For more than 60 years, the Geneva Conventions of 1949 have required States to establish and to exercise universal jurisdiction over the grave breaches defined in these Conventions. Indeed, the Geneva Conventions provide that High Contracting Parties are under an obligation to search for suspected offenders, regardless of their nationality and of the place of the offence, and either to bring them before their own courts or hand them over to another High Contracting Party for trial.
This rule was established in 1949, in the aftermath of the Second World War, when States together sought to ensure that persons who commit grave breaches of the Geneva Conventions should not find a safe haven anywhere. That consensus is even wider today as the Geneva Conventions are universally ratified. With that ratification comes the obligation to establish and to exercise universal jurisdiction over grave breaches. This applies to all states. For States party to Additional Protocol I, the same obligations extend to the grave breaches defined in that Protocol.
The ICRC is encouraged that numerous States have given effect to their obligations in their national legislation. These laws have not remained only theoretical. A number of suspects have been prosecuted in national courts in several States for grave breaches on the basis of universal jurisdiction. But all States are under the obligation to faithfully implement the Geneva Conventions and to establish universal jurisdiction over grave breaches in their own legal order. Regrettably, this is still not the case today.
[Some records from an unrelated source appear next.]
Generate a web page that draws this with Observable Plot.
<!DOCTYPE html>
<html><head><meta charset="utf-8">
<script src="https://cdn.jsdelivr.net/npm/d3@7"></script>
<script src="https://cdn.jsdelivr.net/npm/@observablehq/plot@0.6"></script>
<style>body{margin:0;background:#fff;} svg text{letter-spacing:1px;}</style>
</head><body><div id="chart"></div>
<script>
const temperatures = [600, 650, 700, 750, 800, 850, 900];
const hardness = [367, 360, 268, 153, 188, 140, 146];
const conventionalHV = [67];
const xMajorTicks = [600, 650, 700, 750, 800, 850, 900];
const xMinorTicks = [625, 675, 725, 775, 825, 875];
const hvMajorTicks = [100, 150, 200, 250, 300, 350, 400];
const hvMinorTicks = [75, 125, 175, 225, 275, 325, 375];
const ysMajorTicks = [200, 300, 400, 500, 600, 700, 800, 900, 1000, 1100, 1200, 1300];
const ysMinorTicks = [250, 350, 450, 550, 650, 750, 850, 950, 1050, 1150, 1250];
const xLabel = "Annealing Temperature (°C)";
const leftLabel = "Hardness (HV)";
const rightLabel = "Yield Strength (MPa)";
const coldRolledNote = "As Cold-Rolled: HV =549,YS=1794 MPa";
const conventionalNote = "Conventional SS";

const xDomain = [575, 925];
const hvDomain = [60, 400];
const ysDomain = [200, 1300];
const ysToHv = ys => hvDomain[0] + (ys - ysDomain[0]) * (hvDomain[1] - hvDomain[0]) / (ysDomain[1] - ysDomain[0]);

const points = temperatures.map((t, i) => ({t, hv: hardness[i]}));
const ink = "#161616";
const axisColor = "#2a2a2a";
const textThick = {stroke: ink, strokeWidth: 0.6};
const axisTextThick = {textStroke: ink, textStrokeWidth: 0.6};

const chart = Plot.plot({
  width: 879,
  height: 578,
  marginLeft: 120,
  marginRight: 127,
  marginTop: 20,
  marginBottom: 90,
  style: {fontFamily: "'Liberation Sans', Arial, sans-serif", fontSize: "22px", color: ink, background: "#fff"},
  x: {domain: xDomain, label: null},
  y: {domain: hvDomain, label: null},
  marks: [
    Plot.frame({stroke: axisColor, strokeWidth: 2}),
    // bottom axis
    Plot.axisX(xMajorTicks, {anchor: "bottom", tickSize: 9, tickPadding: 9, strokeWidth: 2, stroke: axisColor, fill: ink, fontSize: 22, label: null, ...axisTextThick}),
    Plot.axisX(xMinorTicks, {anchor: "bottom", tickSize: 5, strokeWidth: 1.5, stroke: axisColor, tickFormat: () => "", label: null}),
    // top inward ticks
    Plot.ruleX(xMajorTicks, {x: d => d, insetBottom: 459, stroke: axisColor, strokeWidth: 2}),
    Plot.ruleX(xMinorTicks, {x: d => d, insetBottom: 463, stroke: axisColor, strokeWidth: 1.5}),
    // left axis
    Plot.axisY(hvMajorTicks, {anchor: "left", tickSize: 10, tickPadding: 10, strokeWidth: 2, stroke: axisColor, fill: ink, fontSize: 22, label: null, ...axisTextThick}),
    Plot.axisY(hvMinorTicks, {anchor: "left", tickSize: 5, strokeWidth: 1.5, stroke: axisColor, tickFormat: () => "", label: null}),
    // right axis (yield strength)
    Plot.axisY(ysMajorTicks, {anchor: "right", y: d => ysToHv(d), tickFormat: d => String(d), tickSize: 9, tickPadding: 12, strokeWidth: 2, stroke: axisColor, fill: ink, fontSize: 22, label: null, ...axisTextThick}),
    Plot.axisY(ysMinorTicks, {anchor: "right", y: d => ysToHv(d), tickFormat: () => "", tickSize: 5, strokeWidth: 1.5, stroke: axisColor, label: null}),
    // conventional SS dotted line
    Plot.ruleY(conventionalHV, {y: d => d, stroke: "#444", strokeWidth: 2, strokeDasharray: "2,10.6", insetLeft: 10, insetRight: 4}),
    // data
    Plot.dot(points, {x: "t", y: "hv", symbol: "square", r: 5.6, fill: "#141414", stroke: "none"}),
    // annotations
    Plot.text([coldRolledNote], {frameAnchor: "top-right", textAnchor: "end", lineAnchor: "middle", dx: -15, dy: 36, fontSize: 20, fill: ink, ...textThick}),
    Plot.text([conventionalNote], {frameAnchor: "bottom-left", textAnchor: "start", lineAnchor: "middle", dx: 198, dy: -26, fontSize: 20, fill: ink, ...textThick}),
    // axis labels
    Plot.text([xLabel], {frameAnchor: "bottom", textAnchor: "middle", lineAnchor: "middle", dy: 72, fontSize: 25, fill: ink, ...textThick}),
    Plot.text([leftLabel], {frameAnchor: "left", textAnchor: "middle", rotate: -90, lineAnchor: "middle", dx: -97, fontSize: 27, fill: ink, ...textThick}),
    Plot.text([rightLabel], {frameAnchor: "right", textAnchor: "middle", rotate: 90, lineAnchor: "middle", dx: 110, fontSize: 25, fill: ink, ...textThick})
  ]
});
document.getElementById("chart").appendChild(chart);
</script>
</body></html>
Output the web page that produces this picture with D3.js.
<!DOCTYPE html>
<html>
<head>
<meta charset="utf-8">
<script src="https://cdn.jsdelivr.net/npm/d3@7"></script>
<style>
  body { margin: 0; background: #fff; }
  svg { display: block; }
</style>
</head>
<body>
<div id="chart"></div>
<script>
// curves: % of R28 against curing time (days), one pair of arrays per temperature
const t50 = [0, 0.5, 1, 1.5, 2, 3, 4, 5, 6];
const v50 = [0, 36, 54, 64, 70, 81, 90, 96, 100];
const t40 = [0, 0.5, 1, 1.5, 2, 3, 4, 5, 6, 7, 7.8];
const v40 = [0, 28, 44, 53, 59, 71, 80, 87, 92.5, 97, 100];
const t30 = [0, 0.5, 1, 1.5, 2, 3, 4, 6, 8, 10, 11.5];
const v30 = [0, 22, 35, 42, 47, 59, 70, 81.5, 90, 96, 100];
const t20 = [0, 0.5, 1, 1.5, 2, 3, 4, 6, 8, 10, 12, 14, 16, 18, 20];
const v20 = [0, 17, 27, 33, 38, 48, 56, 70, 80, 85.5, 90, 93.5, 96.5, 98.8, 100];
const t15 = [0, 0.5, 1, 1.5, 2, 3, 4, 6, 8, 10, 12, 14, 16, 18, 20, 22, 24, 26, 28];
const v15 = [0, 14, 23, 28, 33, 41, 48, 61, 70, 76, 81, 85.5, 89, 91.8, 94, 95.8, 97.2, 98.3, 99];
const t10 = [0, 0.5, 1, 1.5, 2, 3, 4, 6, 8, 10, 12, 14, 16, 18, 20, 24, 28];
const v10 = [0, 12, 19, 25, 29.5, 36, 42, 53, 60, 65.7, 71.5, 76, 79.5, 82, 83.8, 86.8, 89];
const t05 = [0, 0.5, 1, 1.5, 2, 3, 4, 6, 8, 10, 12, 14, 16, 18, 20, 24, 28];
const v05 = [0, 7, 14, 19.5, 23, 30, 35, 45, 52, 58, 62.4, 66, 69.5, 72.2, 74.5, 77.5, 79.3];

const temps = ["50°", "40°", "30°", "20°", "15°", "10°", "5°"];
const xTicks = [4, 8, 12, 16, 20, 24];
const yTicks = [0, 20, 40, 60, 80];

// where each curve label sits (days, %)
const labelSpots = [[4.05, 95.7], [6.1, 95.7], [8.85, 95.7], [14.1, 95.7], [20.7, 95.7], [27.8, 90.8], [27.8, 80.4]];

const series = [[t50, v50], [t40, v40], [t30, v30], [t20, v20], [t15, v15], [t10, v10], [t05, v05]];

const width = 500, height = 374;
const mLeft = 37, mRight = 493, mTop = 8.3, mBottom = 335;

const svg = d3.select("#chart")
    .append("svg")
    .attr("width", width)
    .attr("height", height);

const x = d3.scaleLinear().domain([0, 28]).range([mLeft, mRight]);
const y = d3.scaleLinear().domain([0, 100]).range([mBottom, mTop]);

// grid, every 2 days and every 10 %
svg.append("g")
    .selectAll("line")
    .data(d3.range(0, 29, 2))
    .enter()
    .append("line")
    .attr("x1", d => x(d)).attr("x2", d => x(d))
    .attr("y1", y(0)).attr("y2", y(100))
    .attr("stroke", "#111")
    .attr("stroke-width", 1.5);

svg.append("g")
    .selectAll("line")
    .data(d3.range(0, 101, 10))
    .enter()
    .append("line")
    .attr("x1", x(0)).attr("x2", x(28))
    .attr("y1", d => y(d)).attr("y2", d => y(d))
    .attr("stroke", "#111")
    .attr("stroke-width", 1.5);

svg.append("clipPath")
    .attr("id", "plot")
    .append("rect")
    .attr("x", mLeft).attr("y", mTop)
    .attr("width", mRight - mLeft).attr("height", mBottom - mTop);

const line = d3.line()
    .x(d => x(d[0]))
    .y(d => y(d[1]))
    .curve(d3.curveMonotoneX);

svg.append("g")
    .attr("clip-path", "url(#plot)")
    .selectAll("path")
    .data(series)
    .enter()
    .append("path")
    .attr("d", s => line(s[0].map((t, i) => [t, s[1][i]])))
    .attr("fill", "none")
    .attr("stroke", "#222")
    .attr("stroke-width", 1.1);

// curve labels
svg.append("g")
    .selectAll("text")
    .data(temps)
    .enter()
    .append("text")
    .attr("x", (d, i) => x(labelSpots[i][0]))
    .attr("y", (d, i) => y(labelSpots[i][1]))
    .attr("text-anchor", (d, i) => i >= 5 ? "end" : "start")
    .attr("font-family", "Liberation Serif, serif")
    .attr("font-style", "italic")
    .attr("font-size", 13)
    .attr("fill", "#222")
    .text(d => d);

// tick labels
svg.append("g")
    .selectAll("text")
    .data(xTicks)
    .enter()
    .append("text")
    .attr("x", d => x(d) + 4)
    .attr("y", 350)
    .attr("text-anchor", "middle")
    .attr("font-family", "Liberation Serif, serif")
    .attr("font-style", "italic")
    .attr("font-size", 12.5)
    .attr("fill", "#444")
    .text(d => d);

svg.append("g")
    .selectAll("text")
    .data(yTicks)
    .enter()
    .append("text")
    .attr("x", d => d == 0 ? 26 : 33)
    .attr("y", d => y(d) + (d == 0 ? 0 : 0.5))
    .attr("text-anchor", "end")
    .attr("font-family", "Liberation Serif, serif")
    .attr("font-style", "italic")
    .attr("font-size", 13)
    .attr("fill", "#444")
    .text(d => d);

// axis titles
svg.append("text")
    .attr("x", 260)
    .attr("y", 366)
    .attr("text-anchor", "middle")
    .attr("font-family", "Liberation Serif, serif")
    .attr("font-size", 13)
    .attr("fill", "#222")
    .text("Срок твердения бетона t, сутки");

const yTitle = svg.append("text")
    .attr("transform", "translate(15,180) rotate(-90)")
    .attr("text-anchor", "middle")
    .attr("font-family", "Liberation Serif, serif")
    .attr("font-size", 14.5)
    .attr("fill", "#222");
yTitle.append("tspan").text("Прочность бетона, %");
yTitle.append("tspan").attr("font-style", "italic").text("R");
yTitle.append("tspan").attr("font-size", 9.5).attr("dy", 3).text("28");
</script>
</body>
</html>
Furthermore, State practice has confirmed the customary principle that States may also establish universal jurisdiction over other war crimes, war crimes that are additional to the grave breaches of the Geneva Conventions and Additional Protocol I. This includes for example other war crimes recognized in the ICC Statute and those existing under customary law.
Of course, universal jurisdiction is not the only avenue for fighting impunity. In fact, the traditional or classic bases of criminal jurisdiction – personal and territorial jurisdiction – should and will likely remain the main tools for doing so. On this basis, States must investigate war crimes allegedly committed by their nationals or by members of their armed forces, or committed on their territory, and, where appropriate, prosecute the suspects. Universal jurisdiction exists only as a measure of last resort, to make sure that ultimately no one can escape justice.
The effective protection of war victims requires the effective implementation of humanitarian law. And the effective implementation of humanitarian law requires both preventive and enforcement measures. The enforcement of humanitarian law and the fight against impunity must be further advanced through the adoption of appropriate national legislation to permit prosecution of perpetrators of grave breaches and other war crimes, with the proper jurisdictional framework.
The ICRC thus takes this opportunity to call upon all States to ensure that they have the proper national legal framework in place. This will allow them to play their role, if and when required, to enforce humanitarian law and to contribute to the protection of war victims worldwide. The concept of universal jurisdiction is part and parcel of this legal framework. It is a concept that is firmly rooted in humanitarian law. It remains critical to close the impunity gap for war crimes, including grave breaches of the Geneva Conventions.
The ICRC will continue to follow with interest the discussion on this topic in the Sixth Committee. We stand ready to contribute to future discussions, as well as to the future reports of the Secretary-General on the matter. As always, here at the UN the ICRC is available to discuss these matters further with States or groups of States.